_ROWS_.
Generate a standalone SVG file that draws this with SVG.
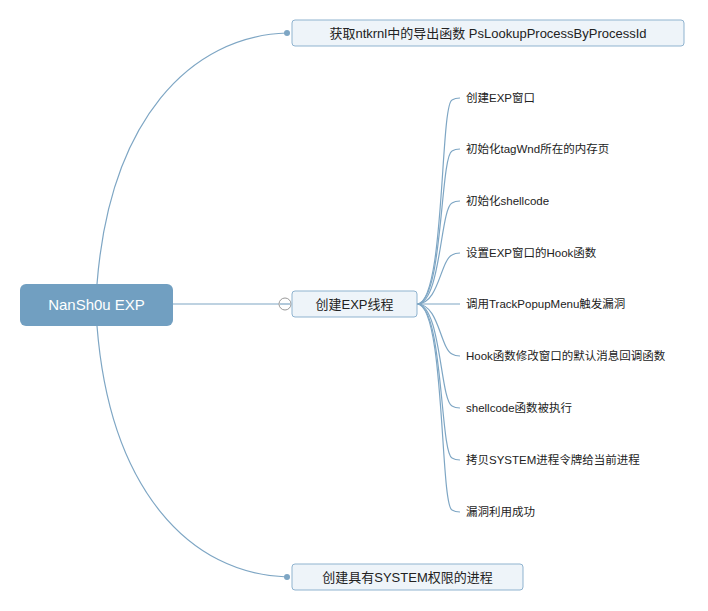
<svg xmlns="http://www.w3.org/2000/svg" width="708" height="611" viewBox="0 0 708 611">
<style>
.c{fill:none;stroke:#7ea6c4;stroke-width:1.2}
.box{fill:#eef4f9;stroke:#8fb3cf;stroke-width:1}
.t{font-family:"Liberation Sans","Noto Sans CJK SC",sans-serif;font-size:13px;fill:#222}
.s{font-family:"Liberation Sans","Noto Sans CJK SC",sans-serif;font-size:11.5px;fill:#222}
</style>
<rect width="708" height="611" fill="#fff"/>
<g id="connectors">
<path class="c" d="M97,284 C110,120 190,36 287,33"/>
<path class="c" d="M97,326 C110,490 190,574 287,577"/>
<circle cx="287" cy="33" r="3" fill="#7ea6c4"/>
<circle cx="287" cy="577" r="3" fill="#7ea6c4"/>
<path class="c" d="M173,304 H279"/>
<circle cx="285" cy="304" r="6" fill="#fff" stroke="#999"/>
<path class="c" d="M280,304 H290"/>
<path class="c" d="M417,304 C445,304 440,106 452,100 Q455,98 460,98"/>
<path class="c" d="M417,304 C443,304 440,157 452,151 Q455,149 460,149"/>
<path class="c" d="M417,304 C441,304 440,209 452,203 Q455,201 460,201"/>
<path class="c" d="M417,304 C439,304 440,261 452,255 Q455,253 460,253"/>
<path class="c" d="M417,304 H460"/>
<path class="c" d="M417,304 C439,304 440,348 452,354 Q455,356 460,356"/>
<path class="c" d="M417,304 C441,304 440,400 452,406 Q455,408 460,408"/>
<path class="c" d="M417,304 C443,304 440,452 452,458 Q455,460 460,460"/>
<path class="c" d="M417,304 C445,304 440,504 452,510 Q455,512 460,512"/>
</g>
<g id="root"><rect x="20" y="284" width="153" height="42" rx="6" fill="#719fc1"/><text x="96.5" y="310" text-anchor="middle" font-family="Liberation Sans,sans-serif" font-size="15" fill="#fff">NanSh0u EXP</text></g>
<g id="n1"><rect class="box" x="292" y="20" width="392" height="26" rx="3"/><text class="t" x="488" y="38" text-anchor="middle">获取ntkrnl中的导出函数 PsLookupProcessByProcessId</text></g>
<g id="n2"><rect class="box" x="292" y="291" width="125" height="26" rx="3"/><text class="t" x="354.5" y="309" text-anchor="middle">创建EXP线程</text></g>
<g id="n3"><rect class="box" x="292" y="564" width="231" height="26" rx="3"/><text class="t" x="407.5" y="582" text-anchor="middle">创建具有SYSTEM权限的进程</text></g>
<g id="c1"><text class="s" x="466" y="102">创建EXP窗口</text></g>
<g id="c2"><text class="s" x="466" y="153">初始化tagWnd所在的内存页</text></g>
<g id="c3"><text class="s" x="466" y="205">初始化shellcode</text></g>
<g id="c4"><text class="s" x="466" y="257">设置EXP窗口的Hook函数</text></g>
<g id="c5"><text class="s" x="466" y="308">调用TrackPopupMenu触发漏洞</text></g>
<g id="c6"><text class="s" x="466" y="360">Hook函数修改窗口的默认消息回调函数</text></g>
<g id="c7"><text class="s" x="466" y="412">shellcode函数被执行</text></g>
<g id="c8"><text class="s" x="466" y="464">拷贝SYSTEM进程令牌给当前进程</text></g>
<g id="c9"><text class="s" x="466" y="516">漏洞利用成功</text></g>
</svg>
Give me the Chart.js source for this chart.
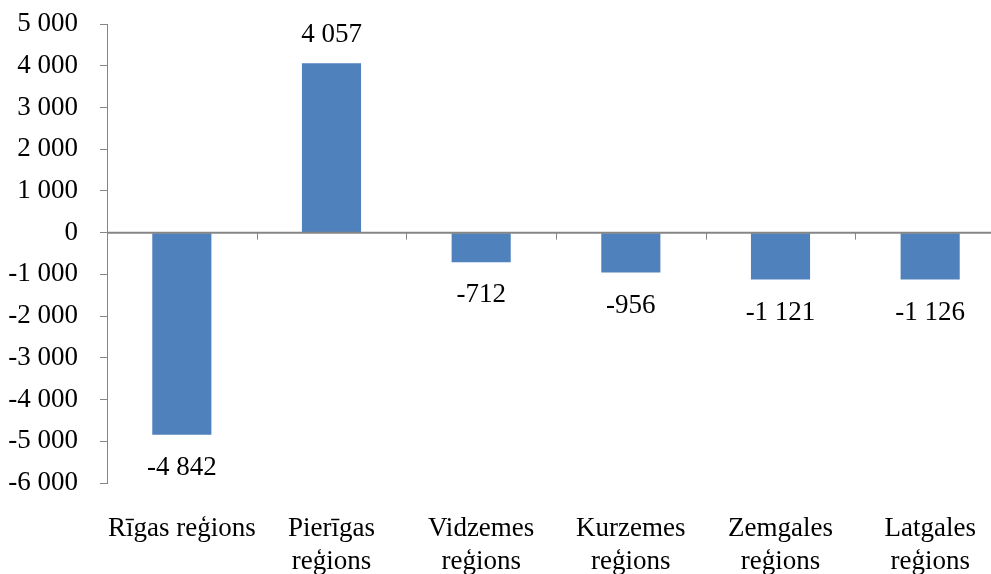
<!DOCTYPE html>
<html>
<head>
<meta charset="utf-8">
<script src="https://cdn.jsdelivr.net/npm/chart.js@4"></script>
<style>
  html, body { margin: 0; padding: 0; background: #fff; overflow: hidden; }
  #wrap { width: 1005px; height: 574px; }
</style>
</head>
<body>
<div id="wrap"><canvas id="balanceChart" width="1005" height="574"></canvas></div>
<script>
// Data
const regions = [
    'Rīgas reģions',
    ['Pierīgas', 'reģions'],
    ['Vidzemes', 'reģions'],
    ['Kurzemes', 'reģions'],
    ['Zemgales', 'reģions'],
    ['Latgales', 'reģions']
];
const balance = [-4842, 4057, -712, -956, -1121, -1126];
const yTicks = [-6000, -5000, -4000, -3000, -2000, -1000, 0, 1000, 2000, 3000, 4000, 5000];

const axisGray = '#868686';
const fontFamily = '"Liberation Serif", "Times New Roman", serif';
const fontSize = 27;

function fmt(v) {
    return String(v).replace(/\B(?=(\d{3})+(?!\d))/g, ' ');
}

// zero line with small category ticks
const zeroAxis = {
    id: 'zeroAxis',
    afterDatasetsDraw(chart) {
        const ctx = chart.ctx;
        const x = chart.scales.x;
        const y = chart.scales.y;
        const y0 = y.getPixelForValue(0);
        const step = x.getPixelForValue(1) - x.getPixelForValue(0);
        ctx.save();
        ctx.strokeStyle = axisGray;
        ctx.lineWidth = 2;
        ctx.beginPath();
        ctx.moveTo(chart.chartArea.left, y0);
        ctx.lineTo(chart.chartArea.right, y0);
        ctx.stroke();
        ctx.lineWidth = 1;
        for (let i = 0; i < regions.length; i++) {
            const bx = Math.round(x.getPixelForValue(i) + step / 2) + 0.5;
            ctx.beginPath();
            ctx.moveTo(bx, y0);
            ctx.lineTo(bx, y0 + 7);
            ctx.stroke();
        }
        ctx.restore();
    }
};

// value labels above / below the bars
const valueLabels = {
    id: 'valueLabels',
    afterDatasetsDraw(chart) {
        const ctx = chart.ctx;
        const meta = chart.getDatasetMeta(0);
        ctx.save();
        ctx.font = fontSize + 'px ' + fontFamily;
        ctx.fillStyle = '#000';
        ctx.textAlign = 'center';
        ctx.textBaseline = 'middle';
        meta.data.forEach((bar, i) => {
            const v = balance[i];
            const ly = v >= 0 ? bar.y - 28 : bar.y + 33;
            ctx.fillText(fmt(v), bar.x, ly);
        });
        ctx.restore();
    }
};

function initializeChart() {
    const ctx = document.getElementById('balanceChart').getContext('2d');
    new Chart(ctx, {
        type: 'bar',
        data: {
            labels: regions,
            datasets: [{
                data: balance,
                backgroundColor: '#4F81BD',
                borderWidth: 0,
                categoryPercentage: 1,
                barPercentage: 0.395
            }]
        },
        options: {
            responsive: false,
            animation: false,
            layout: { padding: { top: 24, right: 0, bottom: 0, left: 0 } },
            plugins: {
                legend: { display: false },
                tooltip: { enabled: false }
            },
            scales: {
                x: {
                    grid: { display: false },
                    border: { display: false },
                    ticks: {
                        color: '#000',
                        padding: 22,
                        maxRotation: 0,
                        autoSkip: false,
                        font: { family: fontFamily, size: fontSize, lineHeight: 1.2 }
                    },
                    afterFit(scale) { scale.height = 91; }
                },
                y: {
                    min: -6000,
                    max: 5000,
                    afterBuildTicks(scale) {
                        scale.ticks = yTicks.map(v => ({ value: v }));
                    },
                    grid: {
                        drawOnChartArea: false,
                        color: axisGray,
                        tickLength: 7
                    },
                    border: { display: true, color: axisGray, width: 1 },
                    ticks: {
                        color: '#000',
                        padding: 22,
                        font: { family: fontFamily, size: fontSize },
                        callback: v => fmt(v)
                    },
                    afterFit(scale) {
                        scale.width = 107;
                        scale.paddingTop = 0;
                        scale.paddingBottom = 0;
                    }
                }
            }
        },
        plugins: [zeroAxis, valueLabels]
    });
}

document.addEventListener('DOMContentLoaded', initializeChart);
</script>
</body>
</html>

_GOAL_. Pull every line holding "with" out of the records.

_THE COMPLETED TASK_.
Generate a standalone SVG file that draws this with SVG.
// zero line with small category ticks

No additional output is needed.